How to Use orderBy in PySpark - Sorting DataFrames
Sorting data is a crucial step in data processing and analysis. In Apache Spark, you can use the orderBy function to sort DataFrames in PySpark. This tutorial will guide you through the process of using orderBy with practical examples and explanations.

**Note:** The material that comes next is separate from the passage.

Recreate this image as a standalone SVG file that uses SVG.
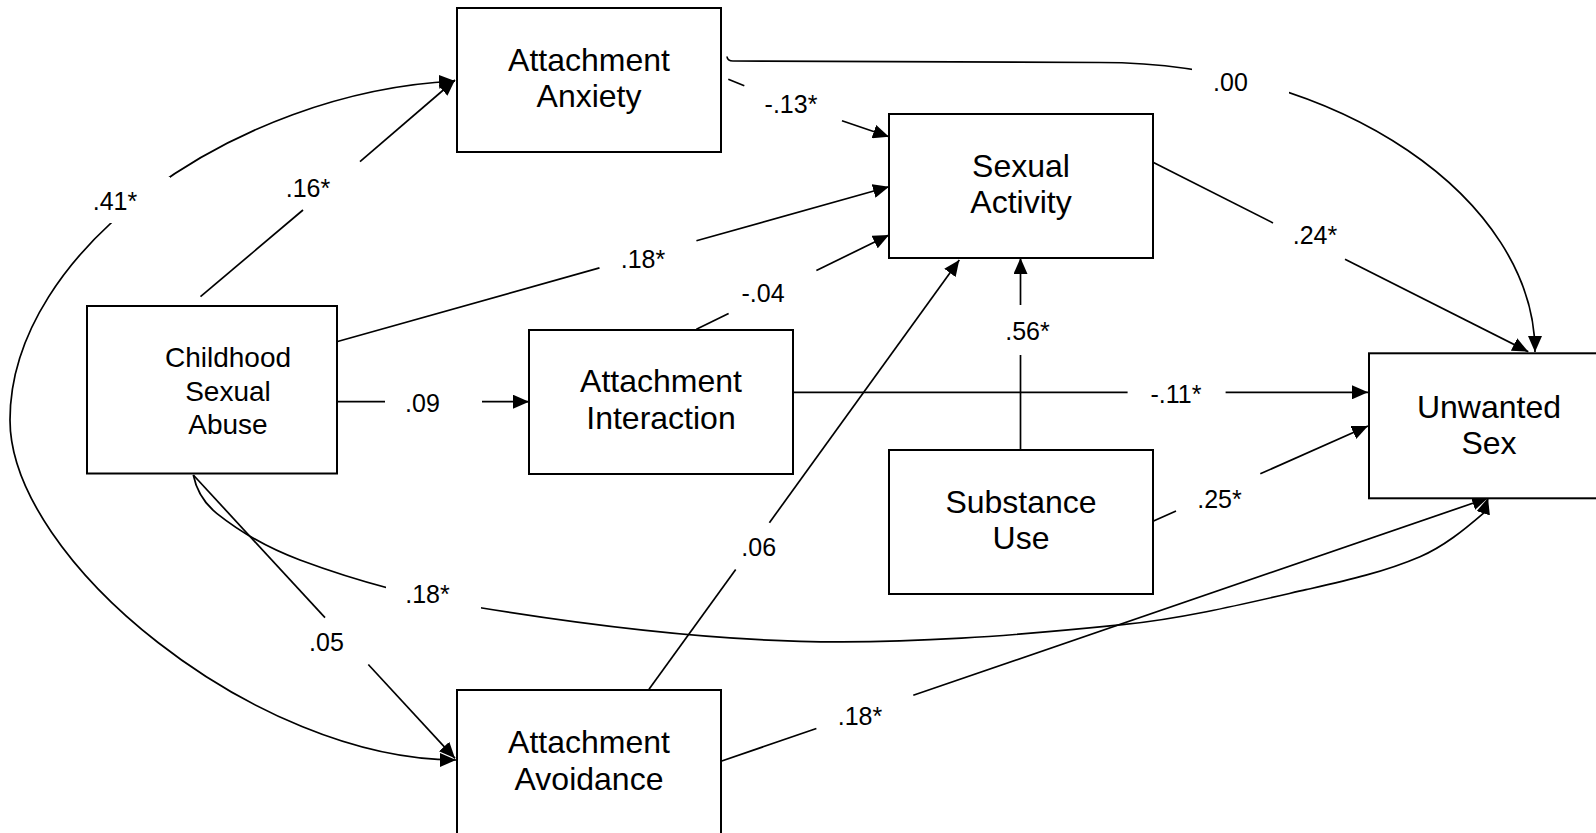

| Roll | First Name | Age | Last Name |
|---|---|---|---|
| 1 | Ankit | 25 | Sharma |
| 2 | Vijay | 35 | Singh |
| 3 | Rohit | 29 | Mehta |
Here’s how you can sort the above DataFrame using PySpark:
from pyspark.sql import SparkSession
from pyspark.sql import Row
from pyspark.sql.types import StructType, StructField, IntegerType, StringType
from pyspark.sql.functions import col
# Initialize Spark session
spark = SparkSession.builder \
.appName("Order by or sort column in a Spark DataFrame") \
.master("local") \
.getOrCreate()
# Define the schema
schema = StructType([
StructField("roll", IntegerType(), True),
StructField("first_name", StringType(), True),
StructField("age", IntegerType(), True),
StructField("last_name", StringType(), True)
])
# Create data
data = [
Row(1, "Ankit", 25, "Sharma"),
Row(2, "Vijay", 35, "Singh"),
Row(3, "Rohit", 29, "Mehta")
]
# Parallelize the data
rdd = spark.sparkContext.parallelize(data)
# Create DataFrame
testDF = spark.createDataFrame(rdd, schema)
# Order DataFrame by age
transformedDF = testDF.orderBy(col("age"))
# Show results
transformedDF.show()
This will sort the DataFrame by the age column in ascending order.
# Order DataFrame by age in descending order
transformedDF = testDF.orderBy(col("age").desc())
# Show results
transformedDF.show()
By using the orderBy function, you can easily sort your PySpark DataFrames according to the specific requirements of your analysis.